El otro día, en uno de sus acertados posts, Enrique García-Máiquez comentaba que Jünger era una de sus lagunas, a pesar de los consejos de Beades. Hace ya casi dos décadas, yo sí seguí los de mi amigo Presas (que en libros y música aconseja tan bien como pinta), fervoroso lector del longevo alemán. Leí Eumeswill y Sobre los acantilados de mármol y no guardo especial recuerdo de ellos; no debieron de decirme gran cosa. Sin embargo, leí también Tempestades de acero, sus memorias de la Primera Guerra Mundial, y me gustaron mucho.

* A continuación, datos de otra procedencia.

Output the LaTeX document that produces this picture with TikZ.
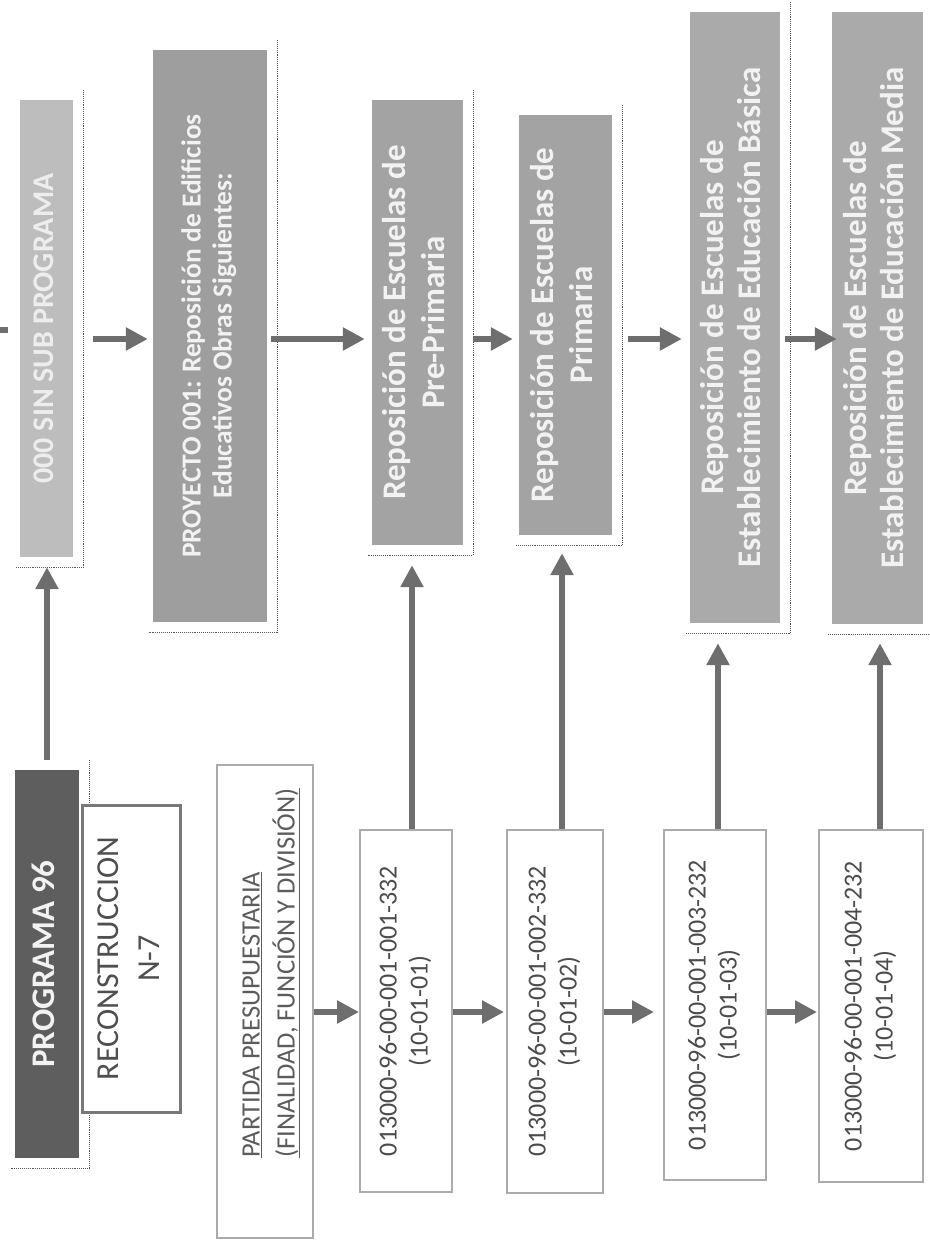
\documentclass[tikz,border=0pt]{standalone}
\usepackage{fontspec}
\setmainfont{Carlito}
\usetikzlibrary{arrows.meta,calc}
\definecolor{arrowgray}{HTML}{6E6E6E}
\definecolor{shadowgray}{HTML}{555555}
\definecolor{txtdark}{HTML}{4F4F4F}
\definecolor{txtlight}{HTML}{F2F2F2}
\definecolor{fdark}{HTML}{5E5E5E}
\definecolor{fsub}{HTML}{BDBDBD}
\definecolor{fmid}{HTML}{9E9E9E}
\definecolor{fbox}{HTML}{A3A3A3}
\definecolor{flight}{HTML}{AAAAAA}
\newcommand{\rtext}[2]{\rotatebox{90}{\begin{tabular}{@{}#1@{}}#2\end{tabular}}}
\begin{document}
\begin{tikzpicture}[x=1pt,y=-1pt,
  gbox/.style={rectangle, inner sep=0pt, draw=none, text=txtlight, font=\bfseries},
  wbox/.style={rectangle, inner sep=0pt, fill=white, text=txtdark},
  shadowline/.style={draw=shadowgray, line width=1.1pt, densely dotted},
  arr/.style={draw=arrowgray, line width=6pt, -{Triangle[width=22pt,length=22pt]}},
  vtext/.style={inner sep=0pt}
]
\useasboundingbox[fill=white] (0,0) rectangle (929,1249);

% ---------- top row (gray boxes) ----------
\node[gbox, fill=fsub, minimum width=53pt, minimum height=457pt,
      font=\bfseries\fontsize{30}{36}\selectfont, text=white!93!black] (sub) at (46.5,328.5)
      {\rtext{c}{000 SIN SUB PROGRAMA}};
\node[gbox, fill=fmid, minimum width=114pt, minimum height=572pt,
      font=\bfseries\fontsize{27.5}{31}\selectfont] (proj) at (210,336)
      {\rtext{c}{PROYECTO 001: Reposición de Edificios\\Educativos Obras Siguientes:}};
\node[gbox, fill=fbox, minimum width=91pt, minimum height=445pt,
      font=\bfseries\fontsize{33}{39}\selectfont] (pre) at (417.5,322.5)
      {\rtext{c}{Reposición de Escuelas de\\Pre-Primaria}};
\node[gbox, fill=fbox, minimum width=93pt, minimum height=420pt,
      font=\bfseries\fontsize{33}{39}\selectfont] (prim) at (565.5,325)
      {\rtext{c}{Reposición de Escuelas de\\Primaria}};
\node[gbox, fill=flight, minimum width=90pt, minimum height=611pt,
      font=\bfseries\fontsize{33}{37}\selectfont] (bas) at (735,317.5)
      {\rtext{c}{Reposición de Escuelas de\\Establecimiento de Educación Básica}};
\node[gbox, fill=flight, minimum width=91pt, minimum height=612pt,
      font=\bfseries\fontsize{33}{37}\selectfont] (med) at (877.5,318)
      {\rtext{c}{Reposición de Escuelas de\\Establecimiento de Educación Media}};

% ---------- left column ----------
\node[gbox, fill=fdark, minimum width=64pt, minimum height=388pt,
      font=\bfseries\fontsize{33}{39}\selectfont] (p96) at (47,964)
      {\rtext{c}{PROGRAMA 96}};

% shadow lines
\foreach \b in {sub,proj,pre,prim,bas,med,p96}{
  \draw[shadowline] ([shift={(10,-10)}]\b.north east) -- ([shift={(10,10)}]\b.south east)
                    -- ([shift={(-4,10)}]\b.south west);
}

\node[wbox, draw=black!53, line width=3pt, minimum width=98pt, minimum height=307pt,
      font=\fontsize{32}{41}\selectfont] (rec) at (131,958.5)
      {\rtext{c}{RECONSTRUCCION\\N-7}};

\node[wbox, draw=black!33, line width=2pt, minimum width=96pt, minimum height=473pt] (pa) at (265,1001.5) {};
\node[vtext, anchor=south, text=black!64, font=\fontsize{26.5}{35}\selectfont] (patxt) at (270,1158)
      {\rtext{l}{\underline{PARTIDA PRESUPUESTARIA}\\\underline{(FINALIDAD, FUNCIÓN Y DIVISIÓN)}}};

% ---------- code boxes ----------
\tikzset{cbox/.style={wbox, draw=black!33, line width=2pt, font=\fontsize{26}{31}\selectfont, text=black!70}}
\node[cbox, minimum width=92pt, minimum height=362pt] (c1) at (406,1011)
      {\rtext{c}{013000-96-00-001-001-332\\(10-01-01)}};
\node[cbox, minimum width=96pt, minimum height=363pt] (c2) at (555,1011.5)
      {\rtext{c}{013000-96-00-001-002-332\\(10-01-02)}};
\node[cbox, minimum width=102pt, minimum height=350pt] (c3) at (715,1005)
      {\rtext{c}{013000-96-00-001-003-232\\(10-01-03)}};
\node[cbox, minimum width=104pt, minimum height=352pt] (c4) at (871,1006)
      {\rtext{c}{013000-96-00-001-004-232\\(10-01-04)}};

% ---------- connectors ----------
\coordinate (toprow) at (0,339);
\coordinate (botrow) at (0,1012);
\draw[arr, shorten <=20pt, shorten >=5pt] (sub.east |- toprow) -- (proj.west |- toprow);
\draw[arr, shorten <=4pt, shorten >=7pt] (proj.east |- toprow) -- (pre.west |- toprow);
\draw[arr, shorten <=10pt, shorten >=6pt] (pre.east |- toprow) -- (prim.west |- toprow);
\draw[arr, shorten <=16pt, shorten >=8pt] (prim.east |- toprow) -- (bas.west |- toprow);
\draw[arr, shorten <=5pt, shorten >=-5pt] (bas.east |- toprow) -- (med.west |- toprow);

\draw[arr] (pa.east |- botrow) -- (c1.west |- botrow);
\draw[arr, shorten >=2pt] (c1.east |- botrow) -- (c2.west |- botrow);
\draw[arr, shorten >=9pt] (c2.east |- botrow) -- (c3.west |- botrow);
\draw[arr, shorten >=1pt] (c3.east |- botrow) -- (c4.west |- botrow);

\draw[arr, shorten <=10pt, shorten >=10pt] (p96.north) -- (p96.north |- sub.south);
\draw[arr, shorten >=20pt] ([xshift=6pt]c1.north) -- ([xshift=6pt]c1.north |- pre.south);
\draw[arr, shorten >=18pt] ([xshift=7pt]c2.north) -- ([xshift=7pt]c2.north |- prim.south);
\draw[arr, shorten >=20pt] ([xshift=3pt]c3.north) -- ([xshift=3pt]c3.north |- bas.south);
\draw[arr, shorten >=19pt] ([xshift=9pt]c4.north) -- ([xshift=9pt]c4.north |- med.south);

% clipped fragment at the left edge
\coordinate (edge) at (0,330);
\draw[draw=arrowgray, line width=6pt] (edge) -- ++(8,0);
\end{tikzpicture}
\end{document}
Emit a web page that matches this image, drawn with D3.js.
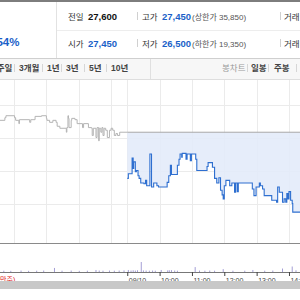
<!DOCTYPE html>
<html>
<head>
<meta charset="utf-8">
<script src="https://cdn.jsdelivr.net/npm/d3@7"></script>
<style>
    body { margin: 0; background: #fff; }
    svg { display: block; font-family: "Liberation Sans", "Noto Sans CJK KR", sans-serif; }
</style>
</head>
<body>
<div id="chart"></div>
<script>
// header quote box
var quoteLabels = [["전일", "고가", "거래량"], ["시가", "저가", "거래대금"]];
var quoteValues = [["27,600", "27,450"], ["27,450", "26,500"]];
var quoteLimits = ["(상한가 35,850)", "(하한가 19,350)"];
var changeText = "54%";

// period tabs
var periodTabs = ["1주일", "3개월", "1년", "3년", "5년", "10년"];
var chartTabs = ["봉차트", "일봉", "주봉", "월봉"];

// price series (previous session, gray) : time, price
var prevTimes = ["11:20", "11:43", "11:45", "12:01", "12:03", "12:09", "12:10", "12:29", "12:31", "12:39",
    "12:51", "13:00", "13:01", "13:06", "13:12", "13:18", "13:20", "13:25", "13:37", "13:38",
    "13:40", "13:41", "13:42", "13:46", "13:47", "13:53", "13:57", "14:07", "14:09", "14:18",
    "14:24", "14:25", "14:27", "14:32", "14:34", "14:37", "14:38", "14:41", "14:43", "14:45",
    "14:47", "14:50", "14:53", "14:57", "15:00", "15:03", "15:06", "15:09", "15:12", "15:16", "15:30"];
var prevPrices = [27760, 27800, 27830, 27800, 27760, 27710, 27770, 27730, 27770, 27820,
    27830, 27790, 27760, 27730, 27760, 27730, 27670, 27640, 27580, 27650,
    27830, 27790, 27650, 27760, 27790, 27770, 27710, 27650, 27710, 27650,
    27640, 27530, 27640, 27500, 27650, 27450, 27640, 27580, 27650, 27530,
    27640, 27610, 27500, 27610, 27640, 27610, 27530, 27560, 27530, 27580, 27580];

// price series (today, blue)
var todayTimes = ["09:00", "09:02", "09:09", "09:11", "09:12", "09:15", "09:17", "09:20", "09:22", "09:25",
    "09:31", "09:34", "09:36", "09:42", "09:45", "09:49", "09:55", "09:58", "10:14", "10:17",
    "10:20", "10:22", "10:33", "10:36", "10:38", "10:41", "10:42", "10:49", "10:51", "10:57",
    "10:59", "11:07", "11:09", "11:28", "11:30", "11:38", "11:42", "11:46", "11:50", "11:53",
    "11:56", "11:58", "12:00", "12:03", "12:10", "12:14", "12:19", "12:21", "12:24", "12:26",
    "12:52", "12:55", "12:59", "13:05", "13:07", "13:11", "13:14", "13:28", "13:37", "13:39",
    "13:42", "13:48", "13:51", "13:54", "13:56", "13:58", "14:00", "14:03", "14:06", "14:07", "14:25"];
var todayPrices = [26880, 26950, 27190, 27030, 27130, 26980, 27000, 26920, 26880, 26810,
    26800, 26850, 26770, 27250, 26750, 26810, 26770, 26750, 26820, 26920,
    27080, 26940, 27080, 27170, 27250, 27200, 27260, 27170, 27250, 27150,
    27250, 27170, 27000, 27060, 27120, 27050, 26880, 26810, 26890, 26700,
    26630, 26570, 26770, 26850, 26770, 26810, 26670, 26810, 26680, 26810,
    26720, 26620, 26750, 26810, 26770, 26720, 26620, 26550, 26520, 26750,
    26670, 26520, 26570, 26520, 26650, 26570, 26680, 26550, 26500, 26370, 26370];
var prevClose = 27580;

// volume bars
var prevVolTimes = ["11:41", "11:54", "12:13", "12:27", "12:42", "12:55", "13:15", "13:29", "13:46",
    "14:01", "14:16", "14:32", "14:38", "14:45", "14:57", "15:06", "15:15", "15:24"];
var prevVolValues = [450, 400, 500, 400, 450, 500, 1400, 450, 500, 400, 450, 700, 500, 450, 500, 450, 500, 550];
var todayVolTimes = ["09:02", "09:07", "09:11", "09:15", "09:19", "09:26", "09:30", "09:35", "09:41", "09:47",
    "09:52", "10:03", "10:15", "10:18", "10:22", "10:28", "10:33", "11:06", "11:14", "11:24",
    "11:33", "11:42", "11:58", "12:16", "12:38", "12:53", "13:15", "13:30", "13:48", "14:06", "14:13"];
var todayVolValues = [700, 500, 600, 500, 600, 3450, 550, 500, 450, 500,
    450, 700, 550, 600, 650, 500, 450, 1700, 500, 450,
    500, 450, 1000, 450, 450, 700, 450, 500, 1200, 1900, 600];

// grid / axis
var gridPrices = [28000, 27500, 27000, 26500];
var gridTimes = [[0, "12:00"], [0, "13:00"], [0, "14:00"], [0, "15:00"], [1, "09:00"], [1, "10:00"],
    [1, "11:00"], [1, "12:00"], [1, "13:00"], [1, "14:00"], [1, "15:00"]];
var axisTimes = [[1, "09:00"], [1, "10:00"], [1, "11:00"], [1, "12:00"], [1, "13:00"], [1, "14:00"]];
var axisLabels = ["09/10", "10:00", "11:00", "12:00", "13:00", "14:00"];

// minutes on a two-session axis (390 min per session)
function sessionMin(day, hhmm) {
    var p = hhmm.split(":");
    return day * 390 + (+p[0] * 60 + +p[1] - 540);
}

var prevData = prevTimes.map(function (t, i) {
    return {t: sessionMin(0, t), p: prevPrices[i]};
});
var todayData = todayTimes.map(function (t, i) {
    return {t: sessionMin(1, t), p: todayPrices[i]};
});
var volData = prevVolTimes.map(function (t, i) {
    return {t: sessionMin(0, t), v: prevVolValues[i]};
}).concat(todayVolTimes.map(function (t, i) {
    return {t: sessionMin(1, t), v: todayVolValues[i]};
}));

var svg = d3.select("#chart").append("svg")
        .attr("width", 300)
        .attr("height", 300);

var x = d3.scaleLinear().domain([0, 780]).range([-83, 337.5]);
var y = d3.scaleLinear().domain([26500, 28000]).range([203.5, 104.5]);
var yVol = d3.scaleLinear().domain([0, 10000]).range([272, 243]);

// ---- header ----
svg.append("rect").attr("x", 0).attr("y", 0).attr("width", 300).attr("height", 2).attr("fill", "#7d7d7d");
svg.append("line").attr("x1", 56.5).attr("x2", 56.5).attr("y1", 2).attr("y2", 58)
        .attr("stroke", "#e2e2e2");
svg.append("line").attr("x1", 57).attr("x2", 300).attr("y1", 30.5).attr("y2", 30.5)
        .attr("stroke", "#ededed");
svg.append("text").attr("x", 19.5).attr("y", 46).attr("text-anchor", "end")
        .attr("font-size", 11.5).attr("font-weight", 600).attr("fill", "#1a5fc8")
        .text(changeText);

var rowY = [20, 47];
quoteLabels.forEach(function (labels, r) {
    var g = svg.append("g").attr("transform", "translate(0," + rowY[r] + ")");
    g.append("text").attr("x", 68).attr("font-size", 8.5).attr("fill", "#333").text(labels[0]);
    g.append("text").attr("x", 88).attr("font-size", 9.5).attr("font-weight", "bold")
            .attr("fill", r === 0 ? "#111" : "#1a5fc8").text(quoteValues[r][0]);
    g.append("text").attr("x", 142).attr("font-size", 8.5).attr("fill", "#333").text(labels[1]);
    g.append("text").attr("x", 162).attr("font-size", 9.5).attr("font-weight", "bold")
            .attr("fill", "#1a5fc8").text(quoteValues[r][1]);
    g.append("text").attr("x", 192).attr("font-size", 8).attr("fill", "#555").text(quoteLimits[r]);
    g.append("text").attr("x", 284).attr("font-size", 8.5).attr("fill", "#333").text(labels[2]);
    [137.5, 280.5].forEach(function (sx) {
        g.append("line").attr("x1", sx).attr("x2", sx).attr("y1", -8).attr("y2", 0)
                .attr("stroke", "#d0d0d0");
    });
});

// ---- tab bar ----
svg.append("rect").attr("x", 0).attr("y", 58).attr("width", 300).attr("height", 21).attr("fill", "#f7f7f7");
svg.append("line").attr("x1", 0).attr("x2", 300).attr("y1", 58.5).attr("y2", 58.5).attr("stroke", "#cfcfcf");
svg.append("line").attr("x1", 0).attr("x2", 300).attr("y1", 79.5).attr("y2", 79.5).attr("stroke", "#dedede");
svg.append("line").attr("x1", 150.5).attr("x2", 150.5).attr("y1", 59).attr("y2", 79).attr("stroke", "#e0e0e0");

var tabX = [-8, 19, 47, 66, 89, 111];
svg.append("g").selectAll("text")
        .data(periodTabs)
        .enter()
        .append("text")
        .attr("x", function (d, i) { return tabX[i]; })
        .attr("y", 71)
        .attr("font-size", 8.5)
        .attr("font-weight", 600)
        .attr("fill", "#444")
        .text(function (d) { return d; });
svg.append("g").selectAll("line")
        .data([14, 42, 61, 84, 106])
        .enter()
        .append("line")
        .attr("x1", function (d) { return d + 0.5; })
        .attr("x2", function (d) { return d + 0.5; })
        .attr("y1", 64).attr("y2", 72)
        .attr("stroke", "#d6d6d6");

var chartTabX = [222, 251, 274, 301];
svg.append("g").selectAll("text")
        .data(chartTabs)
        .enter()
        .append("text")
        .attr("x", function (d, i) { return chartTabX[i]; })
        .attr("y", 71)
        .attr("font-size", 8.5)
        .attr("font-weight", function (d, i) { return i === 0 ? 400 : 600; })
        .attr("fill", function (d, i) { return i === 0 ? "#999" : "#444"; })
        .text(function (d) { return d; });
svg.append("g").selectAll("line")
        .data([247, 268, 296])
        .enter()
        .append("line")
        .attr("x1", function (d) { return d + 0.5; })
        .attr("x2", function (d) { return d + 0.5; })
        .attr("y1", 64).attr("y2", 72)
        .attr("stroke", "#d6d6d6");

// ---- price chart ----
var plot = svg.append("g");
plot.selectAll("line.hgrid")
        .data(gridPrices)
        .enter()
        .append("line")
        .attr("class", "hgrid")
        .attr("x1", 0).attr("x2", 300)
        .attr("y1", function (d) { return Math.round(y(d)) + 0.5; })
        .attr("y2", function (d) { return Math.round(y(d)) + 0.5; })
        .attr("stroke", "#ebebeb");
plot.selectAll("line.vgrid")
        .data(gridTimes)
        .enter()
        .append("line")
        .attr("class", "vgrid")
        .attr("x1", function (d) { return Math.round(x(sessionMin(d[0], d[1]))) + 0.5; })
        .attr("x2", function (d) { return Math.round(x(sessionMin(d[0], d[1]))) + 0.5; })
        .attr("y1", 80).attr("y2", 243)
        .attr("stroke", "#ebebeb");

var area = d3.area()
        .curve(d3.curveStepAfter)
        .x(function (d) { return x(d.t); })
        .y0(y(prevClose))
        .y1(function (d) { return y(d.p); });
plot.append("path")
        .datum(todayData)
        .attr("d", area)
        .attr("fill", "#e3ebf9")
        .attr("fill-opacity", 0.9);

// previous close reference
var lastPrev = prevData[prevData.length - 1];
plot.append("line")
        .attr("x1", x(lastPrev.t)).attr("x2", x(780))
        .attr("y1", y(prevClose)).attr("y2", y(prevClose))
        .attr("stroke", "#a8a8a8");

var line = d3.line()
        .curve(d3.curveStepAfter)
        .x(function (d) { return x(d.t); })
        .y(function (d) { return y(d.p); });
plot.append("path")
        .datum(prevData)
        .attr("d", line)
        .attr("fill", "none")
        .attr("stroke", "#b4b4b4")
        .attr("stroke-width", 1);
plot.append("path")
        .datum(todayData)
        .attr("d", line)
        .attr("fill", "none")
        .attr("stroke", "#2e6fd0")
        .attr("stroke-width", 1.1);

// ---- volume chart ----
svg.append("line").attr("x1", 0).attr("x2", 300).attr("y1", 243.5).attr("y2", 243.5)
        .attr("stroke", "#8a8a8a");
svg.append("g").selectAll("rect")
        .data(volData)
        .enter()
        .append("rect")
        .attr("x", function (d) { return x(d.t) - 0.5; })
        .attr("width", 1)
        .attr("y", function (d) { return yVol(d.v); })
        .attr("height", function (d) { return 272 - yVol(d.v); })
        .attr("fill", "#a49fd6");

var axis = d3.axisBottom(x)
        .tickValues(axisTimes.map(function (d) { return sessionMin(d[0], d[1]); }))
        .tickFormat(function (d, i) { return axisLabels[i]; })
        .tickSize(4)
        .tickPadding(2);
var gAxis = svg.append("g")
        .attr("transform", "translate(0,272)")
        .call(axis);
gAxis.select(".domain").attr("stroke", "#777").attr("d", "M0,0.5H300");
gAxis.selectAll(".tick line").attr("stroke", "#444");
gAxis.selectAll(".tick text")
        .attr("text-anchor", "start")
        .attr("dx", 1)
        .attr("font-size", 7)
        .attr("font-family", "Liberation Sans, sans-serif")
        .attr("fill", "#444");
svg.append("text").attr("x", 0).attr("y", 282).attr("font-size", 7).attr("fill", "#e02020").text("만주)");

// scroll bar strip
svg.append("rect").attr("x", 0).attr("y", 281).attr("width", 300).attr("height", 8).attr("fill", "#c8c8c8");
</script>
</body>
</html>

Todavía hoy pienso que es el mejor libro de guerra que he leído (muy superior a Sin novedad en el frente). Compré sus Radiaciones y luego El reloj de arena, El trabajador y La Tijera, de los que solo he leído fragmentos. Creo que es un buen narrador, que su temática, su estilo y su creatividad literaria han pasado con el siglo que nos dejó, y que su posición vital y pseudofilosófica (post-heideggeriano desengañado) no presenta especial interés. Creo también que de Jünger lo más destacable es, sin duda, Jünger mismo. Justo al revés que sucede con Borges, aquí el personaje es mucho más interesante que su obra. Oficial en la Primera Guerra Mundial (último poseedor de la condecoración Pour le mérite prusiana) y en la Segunda, donde estuvo en París con actitudes razonables, sus ciento tres años de vida y sus diversas etapas vitales son un compendio del propio siglo XX.
Además, yo tuve la dicha de comer con él. Dictó la lección inaugural de los Cursos de Verano de la Universidad Complutense de Madrid –creo que de 1996– y el Rector me invitó al almuerzo que tuvo lugar a continuación. No fuimos más de diez comensales. La verdad es que me tocó al otro lado de la mesa y no pude hablar con él, pero sí pude contemplarlo con calma. Delgado, ágil, sobrio, con una mirada muy intensa, atendía, con aparente interés aunque también con cierto distanciamiento, la conversación de sus colindantes (uno de ellos su excelente traductor, Andrés Sánchez Pascual). Tenía su abundante y blanca cabellera peinada toda para adelante, parecía un patricio romano. Gozaba de excelente apetito: dio buena cuenta de una ensalada copiosa, de una rodaja de merluza como una boina y de un pastel, todo ello regado con vino. Bebió poca agua. Para terminar un café solo que coronó con un cigarrillo elegantemente fumado. Fue emocionante. Además, estuve al lado su mujer, una encantadora jovenzuela de 75 años, culta y bella. No me pareció oportuno sacar el tema de la literatura, así que estuvimos toda la comida hablando de música. Además de ser una entendida, Ernst y ella fueron vecinos de Fürtwangler durante varios años, y me contó cosas del maestro.
Y para colmo, al regresar a casa me llevé mi ejemplar de Tempestades de acero dedicado, con una letra preciosa: “Meinem lesser Dal, Ernst Jünger”. Mi mitómanía alcanzó niveles perjudiciales para la salud.
2 comentarios:
A mí Tempestades de acero me impresionó mucho, aunque costaba leerlo entero, todo tan repetitivo: de hecho lo dejé a la mitad. El libro más tremendo sobre la guerra que recuerdo, aquella guerra de trincheras con todo tipo de proyectiles cayendo, mientras la gente moría.
Estoy rodeado por Beades, por ti, por Arp, antes por Aquilino Duque... Lo leeré enseguida. Tu entrada muy emocionante, muy buena.